Last month, the market share of SUVs decreased when compared with results from December 2019 – the percentage dropping from 41.7% to 40.2%. Registrations totalled 487,560 units, marking a decrease of 7.2%, following an 11% drop across compact SUVs (the largest subsegment). Munoz continued: “Two key factors have contributed to the recent stagnation in SUV growth. Firstly, after several months of continuous growth it was always likely that new SUV registrations would start to level out. Secondly, the new electrification push from governments across Europe has drawn market interest away from SUVs – particularly as there are still very few pure electric SUVs available to buy”.
Demand for gasoline and diesel cars (including hybrids and mild-hybrids) fell by 23% each, in contrast with a 271% increase in pure electric cars and plug-in hybrids (EVs). These results close the gap between EVs and diesel cars, with EVs registering a 24.1% market share, compared to the 24.7% share seen for diesel cars. This is particularly significant when compared to December 2019 – when EVs made up only 6.3% of total registrations.
The strong demand for EVs resulted in two electric models securing places in the top 3 European best-selling cars. Behind the popular Volkswagen Golf, the Volkswagen ID.3 registered almost 28,000 units and became the second most registered car in Europe, during December. This significant achievement was possible due to positive results posted in the Netherlands, Sweden and Austria – where it led the overall rankings. The ID.3 was Germany’s third best-selling car, the 4th best-selling in the UK, and the 2nd best-seller in Denmark, Norway and Luxembourg.

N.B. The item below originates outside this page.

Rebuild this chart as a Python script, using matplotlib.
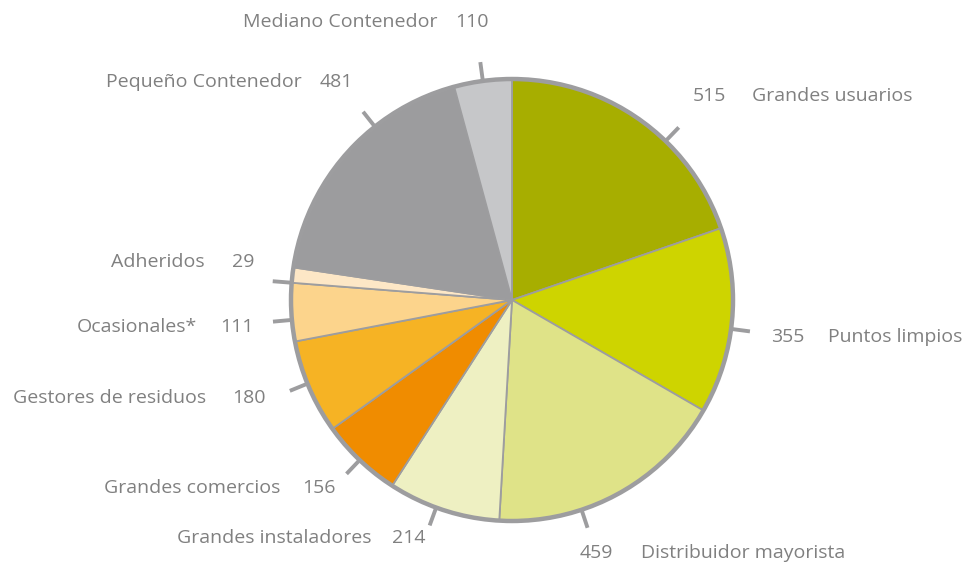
import numpy as np
import matplotlib.pyplot as plt

categories = ["Grandes usuarios", "Puntos limpios", "Distribuidor mayorista",
              "Grandes instaladores", "Grandes comercios", "Gestores de residuos",
              "Ocasionales*", "Adheridos", "Pequeño Contenedor", "Mediano Contenedor"]
values = [515, 355, 459, 214, 156, 180, 111, 29, 481, 110]
colors = ["#A7AE00", "#CED400", "#DFE388", "#EEF0C2", "#F08C00",
          "#F6B324", "#FCD48C", "#FDE7C6", "#9C9C9E", "#C6C7C9"]

# label layout in pixel coords (x, y from top): number, name, side
num_pos = [(693, 96), (771, 337), (580, 553), (392, 538), (302, 488),
           (232, 398), (220, 327), (232, 262), (320, 82), (455, 22)]
name_pos = [(752, 96), (828, 337), (641, 553), (372, 538), (280, 488),
            (206, 398), (197, 327), (205, 262), (302, 82), (438, 22)]
name_ha = ["left", "left", "left", "right", "right",
           "right", "right", "right", "right", "right"]
# small shift of the leader ticks from the wedge middle (degrees)
tick_shift = [-8.5, -2, -10, -2, 0, -1, 2, 2, -10, 0]

W, H = 969, 567
cx, cy, R = 512, H - 300, 221
grey = "#9D9D9F"
txt = "#808080"

fig = plt.figure(figsize=(W / 100, H / 100), dpi=100)
ax = fig.add_axes([0, 0, 1, 1])
ax.set_xlim(0, W)
ax.set_ylim(0, H)
ax.set_aspect("equal")
ax.axis("off")

wedges, _ = ax.pie(values, colors=colors, startangle=90, counterclock=False,
                   center=(cx, cy), radius=R,
                   wedgeprops=dict(edgecolor=grey, linewidth=1.3))
ax.set_xlim(0, W)
ax.set_ylim(0, H)
ax.add_patch(plt.Circle((cx, cy), R, fill=False, edgecolor=grey, lw=3.2, zorder=5))

for w, s in zip(wedges, tick_shift):
    a = np.deg2rad((w.theta1 + w.theta2) / 2 + s)
    ax.plot([cx + (R + 1) * np.cos(a), cx + (R + 19) * np.cos(a)],
            [cy + (R + 1) * np.sin(a), cy + (R + 19) * np.sin(a)],
            color=grey, lw=2.8, solid_capstyle="butt")

fam = ["Open Sans", "DejaVu Sans"]
for i, v in enumerate(values):
    ax.text(num_pos[i][0], H - num_pos[i][1], str(v), ha="left", va="center",
            fontsize=14, color=txt, family=fam)
    ax.text(name_pos[i][0], H - name_pos[i][1], categories[i], ha=name_ha[i],
            va="center", fontsize=14, color=txt, family=fam)

fig.savefig("out.png", dpi=100)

This electric hatchback was followed by the electric Tesla Model 3 in the overall rankings for December. Munoz stated: “Europe is getting ready for an EV revolution and last month’s results are a clear indicator that when these cars have the right price attached to them, they can lure consumer demand away from popular gasoline and diesel models.”
Other models which have benefitted from recent EV growth include the Fiat 500 (boosted by the pure electric version) the Peugeot 2008, the Hyundai Kona, the Opel/Vauxhall Corsa and the Renault Zoe. Further down the rankings, other models that performed well include: Seat Leon (+66%), Volvo XC40 (+67%), Skoda Kamiq (+58%), Volkswagen Up (+58%), Kia Niro (+99%), Nissan Juke (+90%), Nissan Leaf (+94%).
Among the latest launches the Ford Puma registered 12,874 units, Volkswagen registered 4,714 units of the ID.4, Mercedes registered 4,013 units of the GLB; Mazda registered 3,327 units of the MX-30, Polestar registered 3,117 units for its model 2; Citroen registered 2,314 units of the C4, Audi registered 1,962 units of the E-Tron Sportback, and Porsche registered 1,912 units of the Taycan.